|Sweeping your chimney using flue brushes|
How often should you sweep your chimney?
You should sweep your chimney with chimney brushes at least once a year, we recommend sweeping twice a year. Always sweep before the winter period when the stove or fireplace will be lit more often.
Why should you sweep your chimney?
Essentially when you sweep your chimney with chimney brushes, you are removing tar deposits that are dry and 'crispy', such as are found in the lower portion of the chimney. You won't take out tar that builds up higher in the chimney, where it is sticky and tar-like, and glued to the chimney wall. That is the stuff that causes chimney fires (see chimney liners). When you burn fuel, especially wood, tar is deposited on cool surfaces on the inside of your chimney. This is why many people with stoves line and insulate their chimney - the warmer the flue gasses are, the less tar is deposited.
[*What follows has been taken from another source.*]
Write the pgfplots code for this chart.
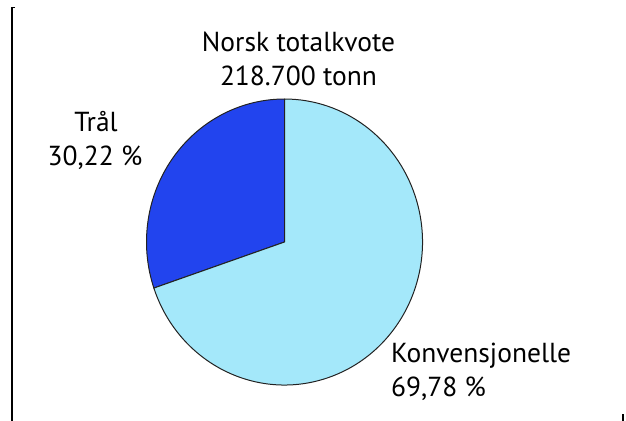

A fireplace has such a large opening that it is often not possible to line the chimney, and uneccessary to insulate, as the flue gases are hotter - see below. If you have a stove, then your chimney will need sweeping more often than if you have a fireplace. This is because a fireplace is a lot less efficient than a stove. The flue gases are that much hotter with the fireplace as they rise up the chimney - therefore less tar is deposited.
How should you sweep your chimney
There are a
number of methods for sweeping your chimney but they all have one thing
in common - you end up making a lot of mess. Dust sheets (especially in
carpeted rooms) are a must. You either sweep from below or from above,
and push your chimney sweeping brush into the chimney, attaching rods to
make the chimney brush longer as you go. A vigorous up and down motion
is a good start.....
What else can you do?
You can use chimney cleaner.
Adding this fire addative to your fireplace or stove will help reduce
tar deposits in your chimney and therefore the risk of chimney fires.
When burning wood, make sure it is well seasoned and dry. 'Green' (unseasoned) or wet wood will take a lot of heat from the fire just to be able to burn. That means that the flue gases will be colder and more tar deposited in the flue and the chimney.